For some reason not indicated in the record, the building was actually constructed with 42 units. When an investigation by the Department in 1964 revealed the existence of the 42 .units, the owner was informed, and it was then that relief by variance was first sought from the Zoning Board of Adjustment. When a variance was refused, the owner appealed to the lower court, which granted a remand.
Before the remand came up for consideration before the board, the stock of the appellant corporation was acquired by the present owner, who then pursued the request for variance before the Board, and on denial there, before the court below.
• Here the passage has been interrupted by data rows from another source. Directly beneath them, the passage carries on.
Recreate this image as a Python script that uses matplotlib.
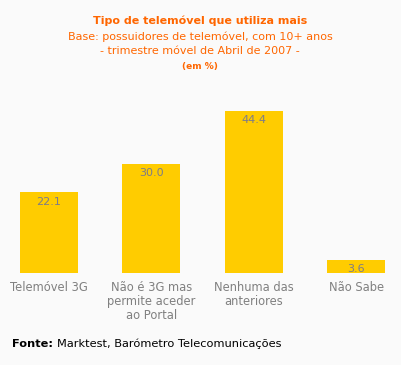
import matplotlib.pyplot as plt

categories = ["Telemóvel 3G", "Não é 3G mas\npermite aceder\nao Portal", "Nenhuma das\nanteriores", "Não Sabe"]
values = [22.1, 30.0, 44.4, 3.6]

bar_color = "#FFCC00"
grey = "#808080"
orange = "#FF6600"

fig = plt.figure(figsize=(4.01, 3.65), dpi=100, facecolor="#FAFAFA")
ax = fig.add_axes([0, 1 - 273 / 365, 1, 182.5 / 365])
ax.set_facecolor("#FAFAFA")

x = range(len(values))
bars = ax.bar(x, values, width=0.566, color=bar_color)
ax.set_xlim(-0.479, 3.4375)
ax.set_ylim(0, 50)
for s in ax.spines.values():
    s.set_visible(False)
ax.set_yticks([])
ax.set_xticks(list(x))
ax.set_xticklabels(categories, fontsize=8.3, color=grey, va="top", linespacing=1.08)
ax.tick_params(axis="x", length=0, pad=6)

for b, v in zip(bars, values):
    ax.annotate(f"{v:.1f}", (b.get_x() + b.get_width() / 2, v), xytext=(0, -3),
                textcoords="offset points", ha="center", va="top", fontsize=8, color="#7C7C8A")

fig.text(200 / 401, 1 - 21 / 365, "Tipo de telemóvel que utiliza mais", ha="center", va="center",
         fontsize=8, fontweight="bold", color=orange)
fig.text(200 / 401, 1 - 37 / 365, "Base: possuidores de telemóvel, com 10+ anos", ha="center", va="center",
         fontsize=8, color=orange)
fig.text(200 / 401, 1 - 51 / 365, "- trimestre móvel de Abril de 2007 -", ha="center", va="center",
         fontsize=8, color=orange)
fig.text(200 / 401, 1 - 66 / 365, "(em %)", ha="center", va="center",
         fontsize=6.5, fontweight="bold", color=orange)

t = fig.text(12 / 401, 1 - 344 / 365, "Fonte:", ha="left", va="center", fontsize=8.2, fontweight="bold", color="black")
fig.canvas.draw()
bb = t.get_window_extent()
fig.text((bb.x1 + 4) / 401, 1 - 344 / 365, "Marktest, Barómetro Telecomunicações", ha="left", va="center",
         fontsize=8.2, color="black")

fig.savefig("out.png", dpi=100, facecolor=fig.get_facecolor())
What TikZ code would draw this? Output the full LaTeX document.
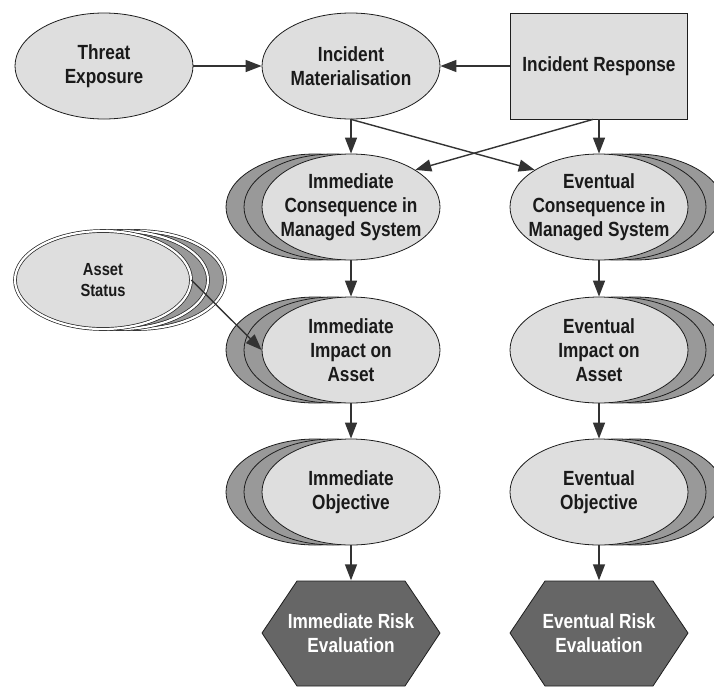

Here the lower court took no additional evidence in affirming the Board, and our review is thus limited to a determination of whether or not the zoning board abused its discretion or committed an error of law. AFSO Builders, Inc. and Frank Aleardi v. The Zoning Hearing Board of the Township of Upper Darby, 12 Pa. Commonwealth Ct. 100, 314 A. 2d 860 (1974). We find that it did not.
The present owner of the appellant corporation contends that “the rights here are almost similar to the rights of nonconforming rights.” Admittedly, however, the two additional apartment units were created with*574out being covered by the permit required and granted under Title 4, Section 3003(1) of the Building Code of 1949 or Title 14, Section 1801(2) and 1801(6) of the Philadelphia Zoning Code of 1933. The 42-unit building failed to meet the legal requirements of the permit which authorized its construction and use. Procedurally and factually, therefore, the claim of a nonconforming use cannot be sustained here, for a nonconforming use is one which does not comply with present zoning provisions but which existed lawfully and was created in good faith prior to the enactment of the zoning provision, cf. Penn Township v. Yecko Bros., 420 Pa. 386, 217 A. 2d 171 (1966); Commonwealth v. Cieslak, 179 Pa. Superior Ct. 441, 115 A. 2d 418 (1955).
For the first time in this proceeding the appellant has here raised the doctrine of laches. We cannot sustain the application of the doctrine now because it was not raised below and because there is no proof of prejudice to the appellant or of lack of due diligence by the Board. Marston v. Kline, 8 Pa. Commonwealth Ct. 143, 301 A. 2d 393. Furthermore, laches is an equitable doctrine which is not assertable in this manner in an action at law. Commonwealth v. City of Philadelphia, 5 Pa. Commonwealth Ct. 358, 290 A. 2d 734 (1972).
To obtain a variance here which would permit a multi-family building of any size, the appellant would have had to prove that “there exists unnecessary hardship unique or peculiar to his property and that the variance is not contrary to the public health, safety or general welfare. In addition, the courts have held that a variance should only be granted in exceptional circumstances and the burden of proving its need is a heavy one. The Boulevard Land Corporation v. Zoning Board of Adjustment, 8 Pa. Commonwealth Ct. 584, *575303 A. 2d 234 (1973).” Jack Rees v. Zoning Hearing Board of Indiana Township and Roncevich, 11 Pa. Commonwealth Ct. 461, 315 A. 2d 317 (1974).
Initially, the appellant has claimed “innocence” in that the present owner of the appellant’s corporation unknowingly inherited this zoning problem, but clearly a proper investigation at the time of his acquisition of the corporation would have revealed the then illegal use. In assessing any such alleged hardship, no special consideration can be afforded an applicant who knew or should have known of the zoning problem at the time he purchased the property and of the possibility of resultant hardship. See Hasage v. Philadelphia Zoning Board of Adjustment, 415 Pa. 31, 202 A. 2d 61 (1964); Albert Levin v. The Zoning Hearing Board of the Township of Radnor, 11 Pa. Commonwealth Ct. 452, 314 A. 2d 579 (1974).
On the question of unnecessary hardship, the Board was correct in finding that there is nothing unique in this property which prohibits its use as a 40-unit structure, i.e., the continuance of the only legally nonconforming use. Mere economic hardship cannot justify the granting of a variance except where the zoning regulations render the property practically valueless. Colonial Park for Mobile Homes, Inc. v. Zoning Hearing Board, 5 Pa. Commonwealth Ct. 594, 290 A. 2d 719 (1972). The necessity for the elimination of two units would certainly not bring this case within that exception.
In its conclusion that the granting of a variance would adversely affect the public health, safety and general welfare, the Board again did not act arbitrarily. Its conclusion was based on the density information supplied by the .City Planning Commission and on its clearly justifiable understanding of the general spirit and purpose of the Zoning Ordinance, of the redevelop*576ment plan approved by City Council and of the Comprehensive Plan approved by the City Planning Commission.
We, therefore, affirm the order of the lower court.